The total number of ballots cast and counted is 30,435. With 88,908 registered voters, voter turnout was 34.23%.

  1. High School District General Fund Levy: PASSED. (For: 14,438; Against: 13,502)
  2. High School District Safety Levy: FAILED. (For: 12,952; Against: 14,911)
  3. Elementary District General Fund Levy: PASSED. (For: 10,383; Against: 7,118)

But voting against more tax increases won’t address the MRA’s unaccountable control over the City’s money or the fact that Missoulians are overcharged for institutional support that simply does not exist. Is it possible for Missoulians to deny another penny to the Missoula Redevelopment Agency until our tax kitty is spent more responsibly?

Perhaps a citizen of means could sue the MRA for detailed financial records to prove what is plainly observable: local taxes are not going where our officials allege they are but the MRA somehow always has plenty of money to throw at the pet projects of its favored donors.

Since Missoula’s unelected bureaucrats are positively addicted to public money it’s up to us to deny them the object of their addiction. Their obsession with short-term gains over long-term stability surpasses any potential loyalty that their constituents may erroneously believe is owed to them. Worst of all, none of this is technically illegal under state law and Montana’s clueless legislative bodies have no intentions of reigning in the abuse.

A mass campaign of civil disobedience aimed at refusing to pay another nickel in property taxes until the schools receive the money already available in the general fund seems like the only way to force the MRA’s blatant malfeasance into the light of day. This would require the participation of many property owners to support each other in the courts while also forcing the issue legislatively and making as much noise as possible through citizen initiatives and independent media. Such an action only seems like a pipe-dream because the pathologically obedient masses are mostly cowards who justify their cowardice by conflating it with pacifism. However, as more citizens are taxed out of their homes, perhaps the threat of poverty and homelessness will inspire the necessary urgency required to reform our crooked local government.
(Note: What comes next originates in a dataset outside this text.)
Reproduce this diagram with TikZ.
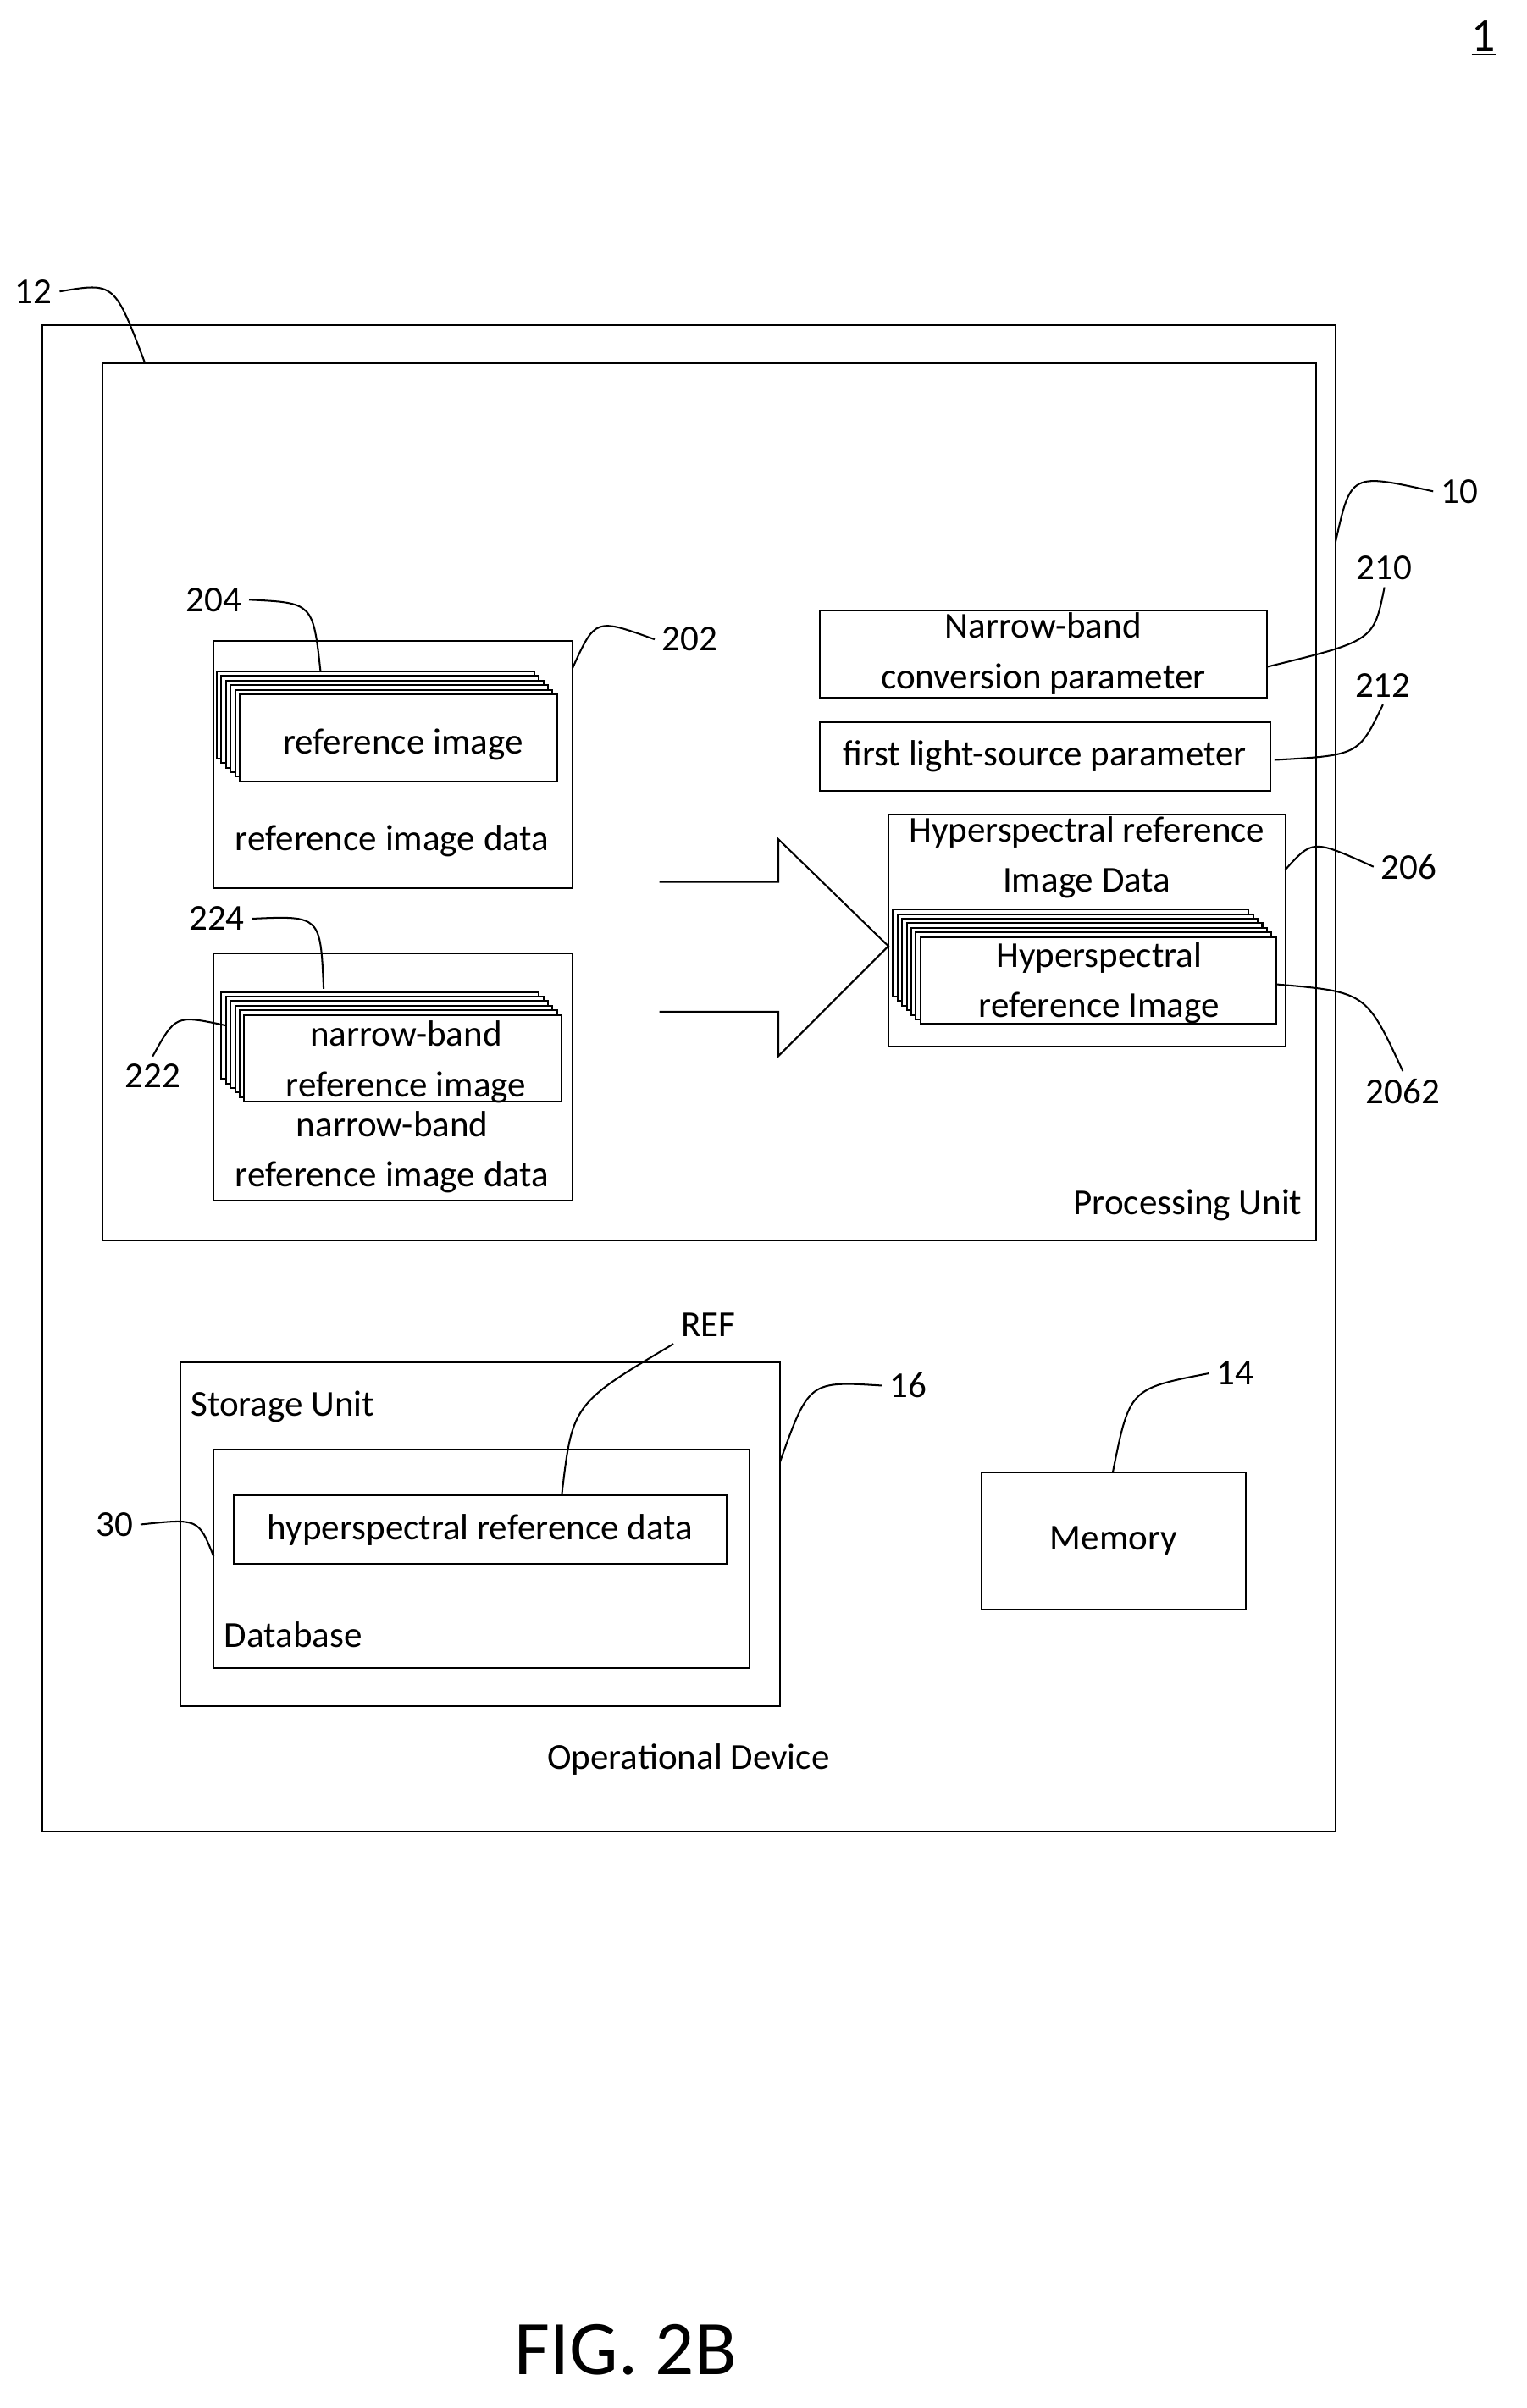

If Missoulians really desire to support their public schools it is paramount to demand budgetary accountability instead of further fueling the dumpster fire by approving more tax increases. Until we deal with the MRA, approving levies because we think we’re supporting the schools only further screws our neighbors with higher property taxes. The phrase “support our schools” is already nothing but a meaningless platitude based in misconceptions that contradict its intended sentiment. The schools exist at the pleasure of the MRA and the money our schools receive no longer bears any relationship to the will of the taxpayers.

Regardless of what the yard signs might allege, voting for school levies does not benefit the schools. It only benefits Empress Ellen and her cabal of corrupt cohorts.